## START

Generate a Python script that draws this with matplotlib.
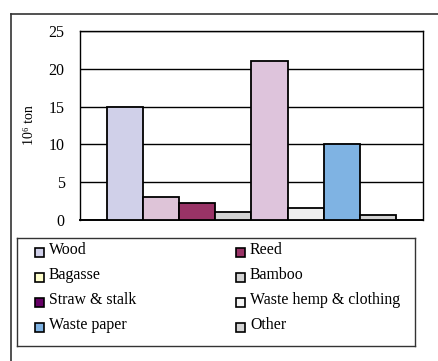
import matplotlib
matplotlib.use('Agg')
import matplotlib.pyplot as plt
from matplotlib.patches import Rectangle
from matplotlib.lines import Line2D

plt.rcParams['font.family'] = ['Liberation Serif', 'DejaVu Serif']

# pulp raw material consumption, one bar per source
sources = ['Wood', 'Bagasse', 'Reed', 'Bamboo', 'Straw & stalk',
           'Waste hemp & clothing', 'Waste paper', 'Other']
amounts = [15, 3.1, 2.2, 1.1, 21, 1.6, 10, 0.6]
bar_colors = ['#D0D0E9', '#DEC4D8', '#993366', '#D3D3D3',
              '#DEC4DC', '#EFEFEF', '#7FB3E3', '#D3D3D3']

# legend entries (two columns, row by row)
legend_labels = ['Wood', 'Reed', 'Bagasse', 'Bamboo', 'Straw & stalk',
                 'Waste hemp & clothing', 'Waste paper', 'Other']
legend_colors = ['#D0D0E9', '#993366', '#FFFFCC', '#D3D3D3',
                 '#660066', '#F4F4F4', '#7FB3E3', '#D3D3D3']

yticks = [0, 5, 10, 15, 20, 25]

W, H = 439, 361
fig = plt.figure(figsize=(W / 100, H / 100), dpi=100)

# outer frame (left and top edges only)
fig.add_artist(Line2D([11 / W, 11 / W], [0, 1 - 14 / H], color='#333333', lw=1.2))
fig.add_artist(Line2D([11 / W, 1], [1 - 14 / H, 1 - 14 / H], color='#333333', lw=1.2))

# ── bar chart ────────────────────────────────────────────────────────
ax = fig.add_axes([80 / W, 1 - 220 / H, (423 - 80) / W, (220 - 31) / H])
x = list(range(len(amounts)))
ax.bar(x, amounts, width=1.0, color=bar_colors, edgecolor='black',
       linewidth=1.3, zorder=3)
ax.set_xlim(-1.25, len(amounts) + 0.25)
ax.set_ylim(0, 25)
ax.set_yticks(yticks)
ax.set_yticklabels([str(t) for t in yticks], fontsize=11.5)
ax.set_xticks([])
ax.tick_params(axis='y', length=0, pad=11)
ax.grid(axis='y', color='black', lw=1.0, zorder=0)
for s in ax.spines.values():
    s.set_color('black')
    s.set_linewidth(1.0)
ax.spines['bottom'].set_linewidth(1.4)
ax.set_ylabel('10\u2076 ton', fontsize=10, labelpad=9)

# ── legend box ───────────────────────────────────────────────────────
lax = fig.add_axes([17 / W, 1 - 346 / H, (415 - 17) / W, (346 - 238) / H])
lax.set_xlim(17, 415)
lax.set_ylim(346, 238)
lax.set_xticks([])
lax.set_yticks([])
for s in lax.spines.values():
    s.set_color('#333333')
    s.set_linewidth(1.0)

col_x = [35, 236]
row_y = [252, 277, 302, 327]
for i, (lab, col) in enumerate(zip(legend_labels, legend_colors)):
    cx = col_x[i % 2]
    cy = row_y[i // 2]
    lax.add_patch(Rectangle((cx, cy - 4), 9, 9, facecolor=col,
                            edgecolor='black', lw=1.2))
    lax.text(cx + 14, cy - 2, lab, fontsize=11.4, ha='left', va='center')

fig.savefig('out.png', dpi=100, facecolor='white')
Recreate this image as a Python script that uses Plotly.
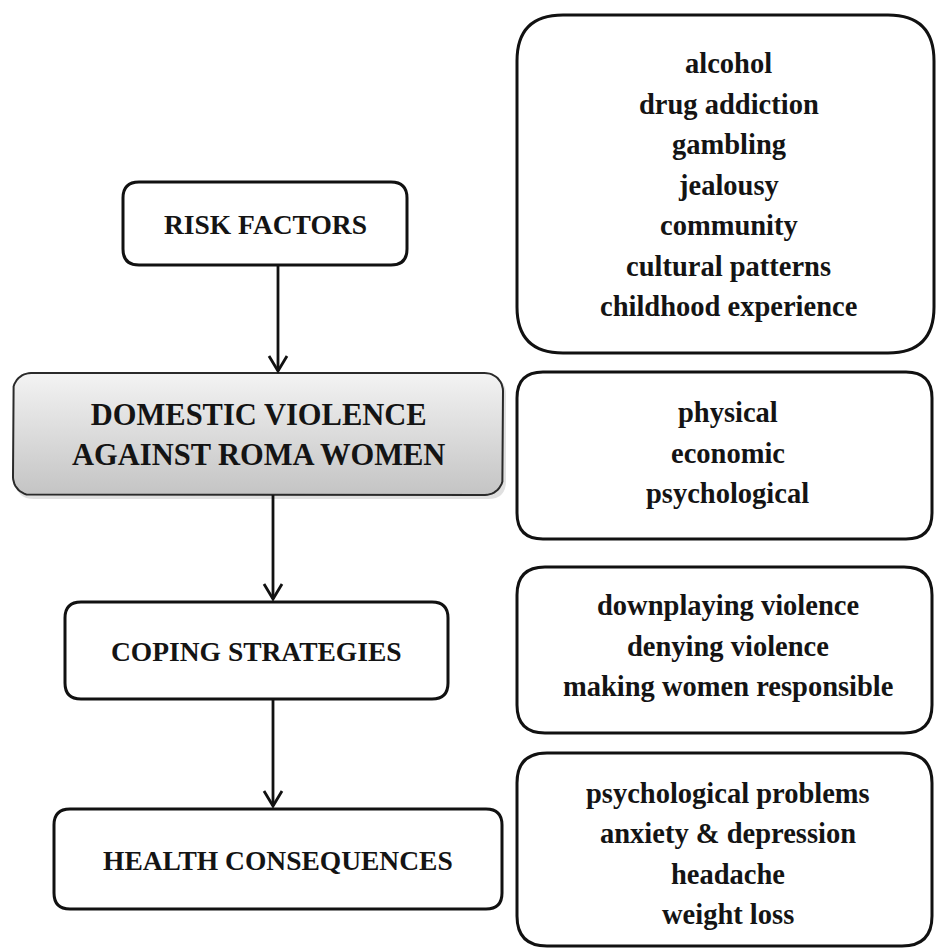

## END

■ Set exercise ■
The required output is the exact run of lines from the start of the records through the line containing "plt.rcParams['font.family'] = ['Liberation", both ends included, with no pictures.

■ Solution for this exercise ■
Generate a Python script that draws this with matplotlib.
import matplotlib
matplotlib.use('Agg')
import matplotlib.pyplot as plt
from matplotlib.patches import Rectangle
from matplotlib.lines import Line2D

plt.rcParams['font.family'] = ['Liberation Serif', 'DejaVu Serif']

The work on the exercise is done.